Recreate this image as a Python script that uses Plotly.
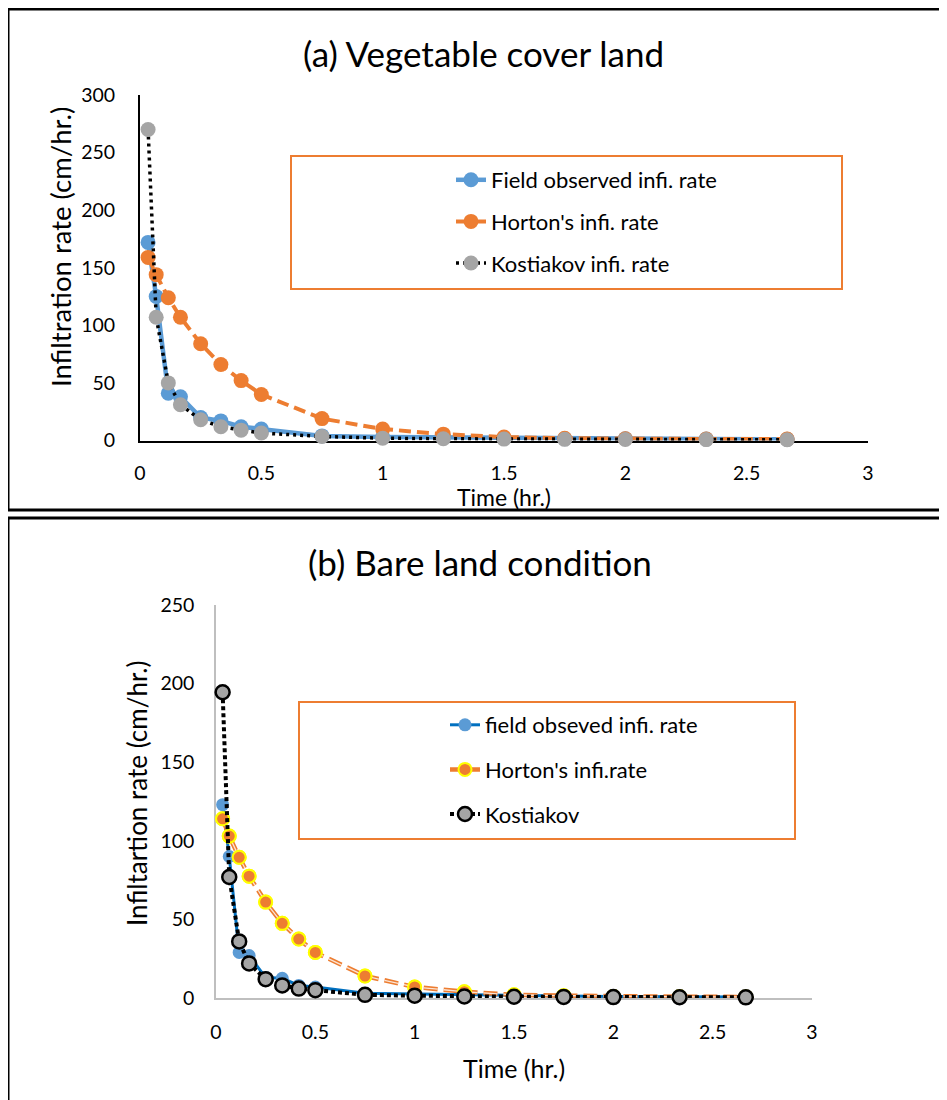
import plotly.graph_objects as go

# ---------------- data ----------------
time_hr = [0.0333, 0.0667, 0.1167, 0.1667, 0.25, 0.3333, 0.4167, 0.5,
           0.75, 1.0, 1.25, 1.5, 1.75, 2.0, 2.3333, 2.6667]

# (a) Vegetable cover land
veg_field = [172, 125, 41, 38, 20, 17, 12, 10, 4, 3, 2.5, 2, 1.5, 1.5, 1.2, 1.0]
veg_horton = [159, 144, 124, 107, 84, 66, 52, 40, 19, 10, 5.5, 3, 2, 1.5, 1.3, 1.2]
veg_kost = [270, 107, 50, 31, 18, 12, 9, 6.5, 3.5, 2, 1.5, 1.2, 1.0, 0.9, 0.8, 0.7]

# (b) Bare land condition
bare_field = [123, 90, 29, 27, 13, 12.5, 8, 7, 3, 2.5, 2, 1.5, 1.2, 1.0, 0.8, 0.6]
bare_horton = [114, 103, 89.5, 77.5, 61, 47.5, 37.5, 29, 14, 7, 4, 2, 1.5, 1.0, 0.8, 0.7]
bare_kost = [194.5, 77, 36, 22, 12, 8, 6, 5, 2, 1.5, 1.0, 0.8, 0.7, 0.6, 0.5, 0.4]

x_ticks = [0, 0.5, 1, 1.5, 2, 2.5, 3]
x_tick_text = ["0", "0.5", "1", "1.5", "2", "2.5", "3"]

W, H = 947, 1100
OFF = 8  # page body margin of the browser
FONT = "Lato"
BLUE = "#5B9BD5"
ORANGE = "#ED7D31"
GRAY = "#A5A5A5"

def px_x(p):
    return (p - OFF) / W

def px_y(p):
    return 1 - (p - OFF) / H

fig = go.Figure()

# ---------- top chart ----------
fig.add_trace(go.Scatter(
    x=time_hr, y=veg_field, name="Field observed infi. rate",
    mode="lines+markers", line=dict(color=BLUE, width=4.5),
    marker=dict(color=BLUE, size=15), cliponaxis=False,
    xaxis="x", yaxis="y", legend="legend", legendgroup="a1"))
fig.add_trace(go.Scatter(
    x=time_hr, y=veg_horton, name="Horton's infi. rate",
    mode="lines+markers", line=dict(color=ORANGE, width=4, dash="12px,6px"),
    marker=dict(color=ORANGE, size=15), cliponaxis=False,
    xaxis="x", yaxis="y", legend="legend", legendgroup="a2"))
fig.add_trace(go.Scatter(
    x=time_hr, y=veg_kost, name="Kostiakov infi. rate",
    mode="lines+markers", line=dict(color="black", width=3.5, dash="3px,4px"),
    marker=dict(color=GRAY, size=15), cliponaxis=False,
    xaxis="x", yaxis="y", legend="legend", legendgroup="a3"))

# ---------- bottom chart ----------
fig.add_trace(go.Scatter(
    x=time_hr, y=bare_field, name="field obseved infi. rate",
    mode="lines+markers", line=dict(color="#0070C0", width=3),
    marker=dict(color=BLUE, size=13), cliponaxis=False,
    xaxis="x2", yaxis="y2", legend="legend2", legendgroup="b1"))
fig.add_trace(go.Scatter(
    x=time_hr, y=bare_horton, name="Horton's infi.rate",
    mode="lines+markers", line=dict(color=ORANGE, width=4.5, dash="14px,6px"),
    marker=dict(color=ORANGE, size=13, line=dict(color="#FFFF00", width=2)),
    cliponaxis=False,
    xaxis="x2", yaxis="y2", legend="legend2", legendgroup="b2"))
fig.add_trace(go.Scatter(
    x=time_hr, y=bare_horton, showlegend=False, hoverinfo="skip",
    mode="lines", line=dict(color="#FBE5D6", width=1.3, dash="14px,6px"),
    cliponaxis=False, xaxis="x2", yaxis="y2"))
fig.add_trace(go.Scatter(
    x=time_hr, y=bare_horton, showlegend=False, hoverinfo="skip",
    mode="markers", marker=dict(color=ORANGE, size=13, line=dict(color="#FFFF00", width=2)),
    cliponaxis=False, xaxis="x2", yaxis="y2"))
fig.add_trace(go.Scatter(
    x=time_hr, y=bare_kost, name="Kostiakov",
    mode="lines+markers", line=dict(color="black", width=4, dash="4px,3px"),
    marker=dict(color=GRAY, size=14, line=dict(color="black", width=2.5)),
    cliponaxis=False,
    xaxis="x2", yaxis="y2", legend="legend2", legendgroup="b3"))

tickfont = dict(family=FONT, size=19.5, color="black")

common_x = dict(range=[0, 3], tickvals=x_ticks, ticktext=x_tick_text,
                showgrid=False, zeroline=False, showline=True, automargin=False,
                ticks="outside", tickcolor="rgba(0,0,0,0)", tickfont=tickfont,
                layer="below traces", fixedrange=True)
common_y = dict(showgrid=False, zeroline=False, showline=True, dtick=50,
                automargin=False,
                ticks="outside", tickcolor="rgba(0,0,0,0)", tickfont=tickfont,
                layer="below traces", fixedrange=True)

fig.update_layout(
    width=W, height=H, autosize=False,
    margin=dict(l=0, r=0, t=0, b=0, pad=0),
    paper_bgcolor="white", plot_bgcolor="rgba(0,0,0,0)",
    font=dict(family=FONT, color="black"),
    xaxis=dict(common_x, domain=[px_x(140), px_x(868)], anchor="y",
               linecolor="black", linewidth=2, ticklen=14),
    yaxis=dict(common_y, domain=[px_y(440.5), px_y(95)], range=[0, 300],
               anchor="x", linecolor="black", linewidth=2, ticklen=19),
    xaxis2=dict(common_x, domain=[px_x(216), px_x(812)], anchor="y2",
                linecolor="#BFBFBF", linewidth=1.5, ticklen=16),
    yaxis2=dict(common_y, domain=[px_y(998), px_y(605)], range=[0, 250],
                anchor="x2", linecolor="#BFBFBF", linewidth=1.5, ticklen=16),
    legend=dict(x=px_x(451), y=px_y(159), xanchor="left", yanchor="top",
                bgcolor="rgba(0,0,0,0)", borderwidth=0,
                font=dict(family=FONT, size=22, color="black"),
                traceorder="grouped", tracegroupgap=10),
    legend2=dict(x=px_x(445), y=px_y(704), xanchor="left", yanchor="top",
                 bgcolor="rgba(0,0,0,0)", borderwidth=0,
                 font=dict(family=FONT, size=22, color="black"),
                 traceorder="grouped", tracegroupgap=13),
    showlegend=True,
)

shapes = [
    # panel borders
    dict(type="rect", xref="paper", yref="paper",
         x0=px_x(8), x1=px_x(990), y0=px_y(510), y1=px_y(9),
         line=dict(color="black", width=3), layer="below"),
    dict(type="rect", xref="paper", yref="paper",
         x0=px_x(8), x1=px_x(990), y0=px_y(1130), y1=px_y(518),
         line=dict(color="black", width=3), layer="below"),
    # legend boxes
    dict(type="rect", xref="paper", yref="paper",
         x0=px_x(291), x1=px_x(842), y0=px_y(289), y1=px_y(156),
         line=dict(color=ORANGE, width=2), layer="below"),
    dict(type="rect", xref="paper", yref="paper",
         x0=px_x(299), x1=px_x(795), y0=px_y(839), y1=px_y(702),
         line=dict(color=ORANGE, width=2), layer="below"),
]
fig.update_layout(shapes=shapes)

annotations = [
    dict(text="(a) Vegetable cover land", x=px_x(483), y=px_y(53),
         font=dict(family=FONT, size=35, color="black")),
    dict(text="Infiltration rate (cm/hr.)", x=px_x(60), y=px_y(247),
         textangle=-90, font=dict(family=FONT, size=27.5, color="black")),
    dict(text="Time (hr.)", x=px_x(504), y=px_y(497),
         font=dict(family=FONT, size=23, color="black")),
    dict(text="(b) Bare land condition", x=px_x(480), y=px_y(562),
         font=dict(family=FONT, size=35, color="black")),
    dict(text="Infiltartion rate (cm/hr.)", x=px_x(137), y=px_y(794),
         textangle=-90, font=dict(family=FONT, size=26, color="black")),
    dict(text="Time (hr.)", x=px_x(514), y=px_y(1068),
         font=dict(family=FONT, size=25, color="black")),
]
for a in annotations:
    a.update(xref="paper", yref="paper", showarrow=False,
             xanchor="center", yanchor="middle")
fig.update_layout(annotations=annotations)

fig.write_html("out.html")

*****

* **WHAT IS ASKED**:
Leave out the pictures and repeat exactly the lines from the start of the material through the line that contains "0.75, 1.0, 1.25, 1.5, 1.75, 2.0, 2.3333, 2.6667]", both included.

* **ANSWER TO THIS TASK**:
Recreate this image as a Python script that uses Plotly.
import plotly.graph_objects as go

# ---------------- data ----------------
time_hr = [0.0333, 0.0667, 0.1167, 0.1667, 0.25, 0.3333, 0.4167, 0.5,
           0.75, 1.0, 1.25, 1.5, 1.75, 2.0, 2.3333, 2.6667]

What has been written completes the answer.